Entries from a dataset:
--------

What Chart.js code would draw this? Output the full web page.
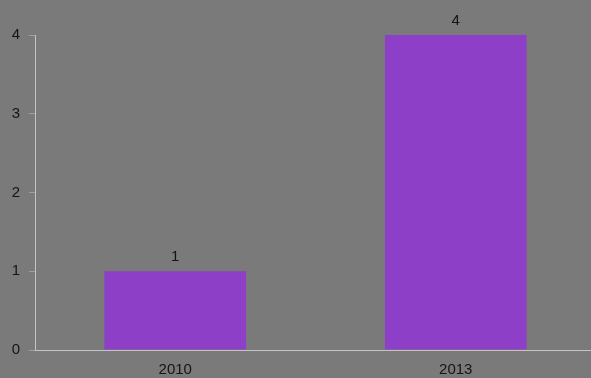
<!DOCTYPE html>
<html>
<head>
<meta charset="utf-8">
<script src="https://cdn.jsdelivr.net/npm/chart.js@4.4.1/dist/chart.umd.min.js"></script>
<style>
html,body{margin:0;padding:0;background:#7a7a7a;overflow:hidden;width:591px;height:378px;}
canvas{display:block;}
</style>
</head>
<body>
<canvas id="c" width="596" height="378"></canvas>
<script>
const categories = ["2010", "2013"];
const values = [1, 4];
const yTicks = [0, 1, 2, 3, 4];

const FONT = '"Liberation Sans", Arial, sans-serif';

const labelPlugin = {
  id: 'valueLabels',
  afterDatasetsDraw(chart) {
    const ctx = chart.ctx;
    const meta = chart.getDatasetMeta(0);
    ctx.save();
    ctx.fillStyle = '#141414';
    ctx.font = '15px ' + FONT;
    ctx.textAlign = 'center';
    ctx.textBaseline = 'bottom';
    meta.data.forEach((bar, i) => {
      ctx.fillText(String(values[i]), bar.x, bar.y - 7);
    });
    ctx.restore();
  }
};

new Chart(document.getElementById('c'), {
  type: 'bar',
  data: {
    labels: categories,
    datasets: [{
      data: values,
      backgroundColor: '#8d3fc8',
      borderWidth: 0,
      categoryPercentage: 1.0,
      barPercentage: 0.505
    }]
  },
  options: {
    responsive: false,
    animation: false,
    layout: { padding: { top: 35, right: 0, left: 0, bottom: 0 } },
    plugins: { legend: { display: false }, tooltip: { enabled: false } },
    scales: {
      x: {
        grid: { display: false, drawTicks: false },
        border: { display: true, color: '#c4c4c4', width: 1 },
        ticks: { color: '#141414', font: { size: 15, family: FONT }, padding: 11 },
        afterFit(s) { s.height = 28; }
      },
      y: {
        min: 0, max: 4,
        afterBuildTicks(s) { s.ticks = yTicks.map(v => ({ value: v })); },
        grid: { display: true, drawOnChartArea: false, drawTicks: true, tickLength: 6, color: '#a0a0a0' },
        border: { display: true, color: '#c4c4c4', width: 1 },
        ticks: { color: '#141414', font: { size: 15, family: FONT }, padding: 9 },
        afterFit(s) { s.width = 35; }
      }
    }
  },
  plugins: [labelPlugin]
});
</script>
</body>
</html>
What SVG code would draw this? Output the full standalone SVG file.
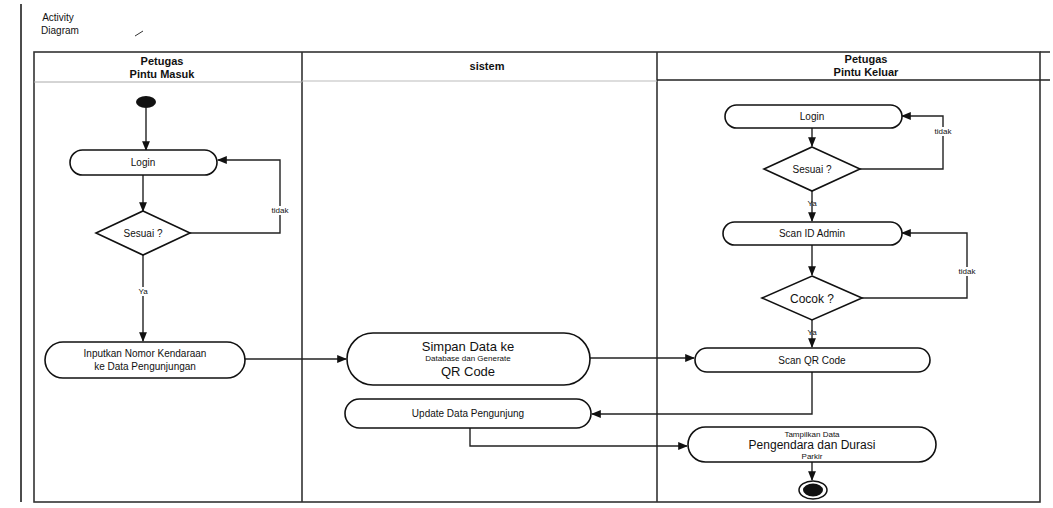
<svg xmlns="http://www.w3.org/2000/svg" width="1053" height="508" viewBox="0 0 1053 508">
<defs>
<style>
.t{font-family:"Liberation Sans",Arial,sans-serif;fill:#111;text-anchor:middle}
.h{font-size:11px;font-weight:bold}
.n{font-size:10px}
.s{font-size:8px}
.b{font-size:13px}
.node{fill:#fff;stroke:#111;stroke-width:1.6}
.lane{fill:none;stroke:#333;stroke-width:1.6}
.c{fill:none;stroke:#222;stroke-width:1.4}
</style>
<marker id="ar" viewBox="0 0 10 10" refX="9" refY="5" markerWidth="7" markerHeight="7" orient="auto-start-reverse">
<path d="M0,1 L10,5 L0,9 z" fill="#111"/>
</marker>
</defs>
<rect width="1053" height="508" fill="#fff"/>
<line x1="21" y1="4" x2="21" y2="502" stroke="#111" stroke-width="1.5"/>
<g id="title">
<text class="t n" x="58" y="21">Activity</text>
<text class="t n" x="60" y="34">Diagram</text>
<path d="M135,36 L143,31" stroke="#333" stroke-width="1" fill="none"/>
</g>
<g id="lanes">
<rect class="lane" x="34" y="52" width="1006" height="450"/>
<line class="lane" x1="1040" y1="52" x2="1050" y2="52"/>
<line class="lane" x1="302" y1="52" x2="302" y2="502"/>
<line class="lane" x1="657" y1="52" x2="657" y2="502" stroke-width="2"/>
<line x1="34" y1="82" x2="302" y2="82" stroke="#aaa" stroke-width="1"/>
<line x1="302" y1="81" x2="657" y2="81" stroke="#bbb" stroke-width="1"/>
<line x1="657" y1="80" x2="1050" y2="80" stroke="#222" stroke-width="1.6"/>
<text class="t h" x="162" y="65">Petugas</text>
<text class="t h" x="162" y="78">Pintu Masuk</text>
<text class="t h" x="487" y="70">sistem</text>
<text class="t h" x="866" y="63">Petugas</text>
<text class="t h" x="866" y="76">Pintu Keluar</text>
</g>
<g id="connectors">
<line class="c" x1="146" y1="108" x2="146" y2="150" marker-end="url(#ar)"/>
<line class="c" x1="143" y1="175" x2="143" y2="211" marker-end="url(#ar)"/>
<polyline class="c" points="190,233 280,233 280,160 218,160" marker-end="url(#ar)"/>
<line class="c" x1="143" y1="255" x2="143" y2="341" marker-end="url(#ar)"/>
<line class="c" x1="245" y1="359" x2="346" y2="359" marker-end="url(#ar)"/>
<line class="c" x1="590" y1="358" x2="694" y2="358" marker-end="url(#ar)"/>
<polyline class="c" points="812,372 812,414 592,414" marker-end="url(#ar)"/>
<polyline class="c" points="470,428 470,446 687,446" marker-end="url(#ar)"/>
<line class="c" x1="812" y1="128" x2="812" y2="146" marker-end="url(#ar)"/>
<polyline class="c" points="860,169 943,169 943,116 902,116" marker-end="url(#ar)"/>
<line class="c" x1="812" y1="191" x2="812" y2="221" marker-end="url(#ar)"/>
<line class="c" x1="812" y1="245" x2="812" y2="275" marker-end="url(#ar)"/>
<polyline class="c" points="862,298 967,298 967,233 902,233" marker-end="url(#ar)"/>
<line class="c" x1="812" y1="320" x2="812" y2="347" marker-end="url(#ar)"/>
<line class="c" x1="812" y1="462" x2="812" y2="480" marker-end="url(#ar)" stroke-width="2"/>
<rect x="270" y="206" width="20" height="9" fill="#fff"/>
<text class="t s" x="280" y="213">tidak</text>
<rect x="136" y="287" width="14" height="9" fill="#fff"/>
<text class="t s" x="143" y="294">Ya</text>
<rect x="933" y="127" width="20" height="9" fill="#fff"/>
<text class="t s" x="943" y="134">tidak</text>
<text class="t s" x="812" y="206">Ya</text>
<rect x="956" y="267" width="22" height="9" fill="#fff"/>
<text class="t s" x="967" y="274">tidak</text>
<text class="t s" x="812" y="335">Ya</text>
</g>
<g id="start"><ellipse cx="146" cy="102" rx="10" ry="6" fill="#111"/></g>
<g id="login1">
<rect class="node" x="70" y="150" width="147" height="25" rx="12.5"/>
<text class="t n" x="143" y="166">Login</text>
</g>
<g id="cek1">
<polygon class="node" points="143,211 190,233 143,255 96,233"/>
<text class="t n" x="143" y="237">Sesuai ?</text>
</g>
<g id="input">
<rect class="node" x="45" y="342" width="200" height="36" rx="18"/>
<text class="t n" x="145" y="357">Inputkan Nomor Kendaraan</text>
<text class="t n" x="145" y="370">ke Data Pengunjungan</text>
</g>
<g id="simpan">
<rect class="node" x="347" y="333" width="243" height="52" rx="26"/>
<text class="t b" x="468" y="351">Simpan Data ke</text>
<text class="t s" x="468" y="361">Database dan Generate</text>
<text class="t b" x="468" y="376">QR Code</text>
</g>
<g id="update">
<rect class="node" x="345" y="399" width="246" height="29" rx="14.5"/>
<text class="t n" x="468" y="417">Update Data Pengunjung</text>
</g>
<g id="login2">
<rect class="node" x="725" y="105" width="177" height="23" rx="11.5"/>
<text class="t n" x="812" y="120">Login</text>
</g>
<g id="cek2">
<polygon class="node" points="812,147 860,169 812,191 764,169"/>
<text class="t n" x="812" y="173">Sesuai ?</text>
</g>
<g id="scanid">
<rect class="node" x="723" y="222" width="179" height="23" rx="11.5"/>
<text class="t n" x="812" y="237">Scan ID Admin</text>
</g>
<g id="cek3">
<polygon class="node" points="812,276 862,298 812,320 762,298"/>
<text class="t" x="812" y="303" style="font-size:12px">Cocok ?</text>
</g>
<g id="scanqr">
<rect class="node" x="695" y="348" width="235" height="24" rx="12"/>
<text class="t n" x="812" y="364">Scan QR Code</text>
</g>
<g id="tampil">
<rect class="node" x="688" y="427" width="248" height="35" rx="17.5"/>
<text class="t s" x="812" y="437">Tampilkan Data</text>
<text class="t" x="812" y="449" style="font-size:12px">Pengendara dan Durasi</text>
<text class="t s" x="812" y="459">Parkir</text>
</g>
<g id="end">
<ellipse cx="813" cy="490" rx="14" ry="9" fill="#fff" stroke="#111" stroke-width="1.5"/>
<ellipse cx="813" cy="490" rx="10" ry="6.5" fill="#111"/>
</g>
</svg>
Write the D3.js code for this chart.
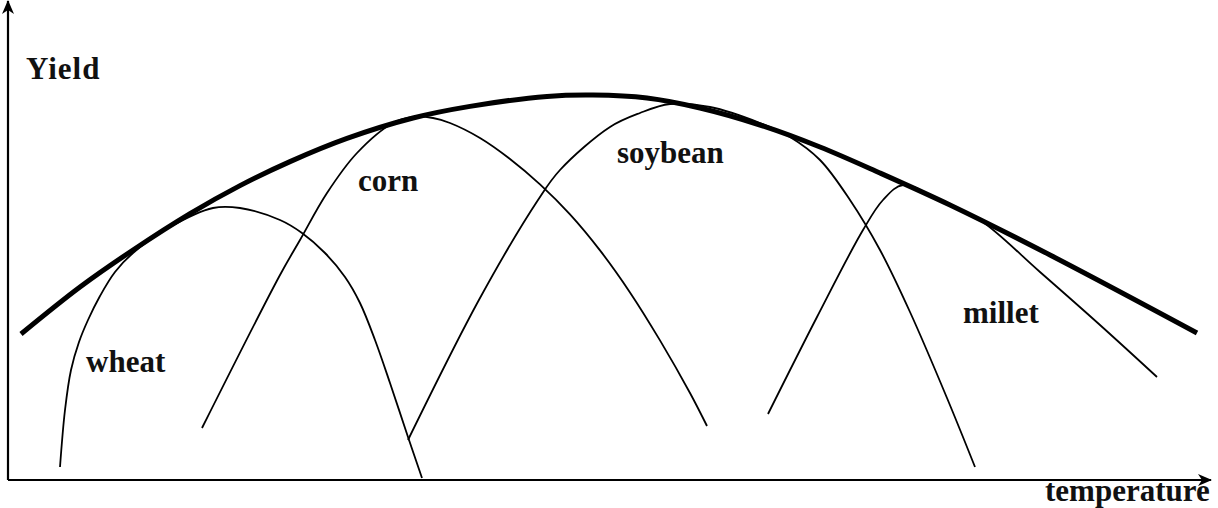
<!DOCTYPE html>
<html>
<head>
<meta charset="utf-8">
<script src="https://cdn.jsdelivr.net/npm/d3@7"></script>
<style>
  html, body { margin: 0; padding: 0; background: #fff; }
  svg text { font-family: "Liberation Serif", "DejaVu Serif", serif; font-weight: bold; fill: #111; }
</style>
</head>
<body>
<script>
// yield vs temperature sketch
var w = 1218;
var h = 508;

// curves: temperature (0-120) / yield (0-120)
var envelopeTemp  = [1.3, 7.2, 12.5, 18.2, 23.2, 28.2, 33.9, 40.5, 46.2, 53.9, 58.5, 63.9, 69.2, 75.2, 81.2, 87.2, 94.2, 104.2, 118.9];
var envelopeYield = [36.5, 48.25, 57.5, 66.6, 73.6, 79.6, 85.4, 90.5, 93.4, 95.9, 96.25, 95.5, 93, 88.75, 83.25, 76.75, 68.75, 56.25, 36.75];

var wheatTemp  = [5.2, 5.7, 6.3, 7.1, 8, 9.2, 10.7, 12.5, 16.2, 20.5, 23.2, 27.2, 29.4, 31.7, 33.7, 35.2, 36.7, 38.2, 40, 41.4];
var wheatYield = [3.25, 17.5, 27.5, 34.5, 40, 46, 52, 56.75, 63.25, 68, 68, 65, 61.75, 56.75, 50.75, 44.25, 35, 24.25, 10.75, 0.5];

var cornTemp  = [19.4, 27.2, 29.2, 31.9, 34.9, 38.5, 40.5, 42.5, 44.2, 47.2, 50.2, 53.2, 56.2, 59.2, 62.2, 65.2, 68.2, 69.9];
var cornYield = [13, 51.25, 60, 71.75, 81.75, 89.25, 90.75, 90.5, 89.25, 85.5, 80.25, 73.9, 66.4, 57.4, 46.9, 34.9, 21.75, 13.5];

var soyTemp  = [40, 47.2, 53, 55.2, 60.2, 63.2, 66.2, 70.2, 75.2, 78.2, 81.2, 84.2, 87.2, 90.2, 93.9, 96.7];
var soyYield = [10, 45.5, 70, 77.5, 88.25, 91.75, 94, 93.25, 89.25, 85.75, 80, 70, 57.5, 42, 20.5, 3.25];

var milletTemp  = [76, 80.9, 85.5, 87.5, 89.5, 93.2, 97.2, 103.2, 109.2, 114.9];
var milletYield = [16.5, 40.75, 62.5, 70, 73.75, 69.9, 65, 52, 38.75, 25.75];

var cropNames = ["wheat", "corn", "soybean", "millet"];
var labelTemp  = [7.8, 35, 60.9, 95.5];
var labelYield = [27, 72.25, 79.25, 39.25];

// create svg
var svg = d3.select("body").append("svg")
  .attr("width", w)
  .attr("height", h);

var x = d3.scaleLinear().domain([0, 120]).range([8, 1208]);
var y = d3.scaleLinear().domain([0, 120]).range([480, 0]);

function zip(ts, ys) {
  return ts.map(function(t, i) { return {t: t, v: ys[i]}; });
}

var line = d3.line()
  .x(function(d) { return x(d.t); })
  .y(function(d) { return y(d.v); })
  .curve(d3.curveCatmullRom.alpha(0.5));

// arrow head
svg.append("defs").append("marker")
  .attr("id", "arrow")
  .attr("viewBox", "0 -6 14 12")
  .attr("refX", 13)
  .attr("refY", 0)
  .attr("markerWidth", 14)
  .attr("markerHeight", 12)
  .attr("markerUnits", "userSpaceOnUse")
  .attr("orient", "auto")
  .append("path")
  .attr("d", "M0,-6L14,0L0,6L4,0Z")
  .attr("fill", "#000");

// axes
svg.append("line")
  .attr("x1", x(0)).attr("y1", y(0))
  .attr("x2", 1211).attr("y2", y(0))
  .attr("stroke", "#000").attr("stroke-width", 2.2)
  .attr("marker-end", "url(#arrow)");
svg.append("line")
  .attr("x1", x(0)).attr("y1", y(0))
  .attr("x2", x(0)).attr("y2", 1)
  .attr("stroke", "#000").attr("stroke-width", 2.2)
  .attr("marker-end", "url(#arrow)");

// crop curves
var crops = [
  zip(wheatTemp, wheatYield),
  zip(cornTemp, cornYield),
  zip(soyTemp, soyYield),
  zip(milletTemp, milletYield)
];
svg.selectAll("path.crop")
  .data(crops)
  .enter()
  .append("path")
  .attr("class", "crop")
  .attr("d", line)
  .attr("fill", "none")
  .attr("stroke", "#000")
  .attr("stroke-width", 1.8);

// envelope
svg.append("path")
  .datum(zip(envelopeTemp, envelopeYield))
  .attr("d", line)
  .attr("fill", "none")
  .attr("stroke", "#000")
  .attr("stroke-width", 5)
  .attr("stroke-linecap", "butt");

// labels
svg.selectAll("text.crop")
  .data(cropNames)
  .enter()
  .append("text")
  .attr("class", "crop")
  .attr("x", function(d, i) { return x(labelTemp[i]); })
  .attr("y", function(d, i) { return y(labelYield[i]); })
  .attr("font-size", "31px")
  .text(function(d) { return d; });

svg.append("text")
  .attr("x", 26).attr("y", 79)
  .attr("font-size", "31px")
  .attr("letter-spacing", "1px")
  .text("Yield");

svg.append("text")
  .attr("x", 1045).attr("y", 501)
  .attr("font-size", "31px")
  .text("temperature");
</script>
</body>
</html>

--------

Short problem | Gather each line in the data that holds the string "What".

Response |
What Chart.js code would draw this? Output the full web page.
What SVG code would draw this? Output the full standalone SVG file.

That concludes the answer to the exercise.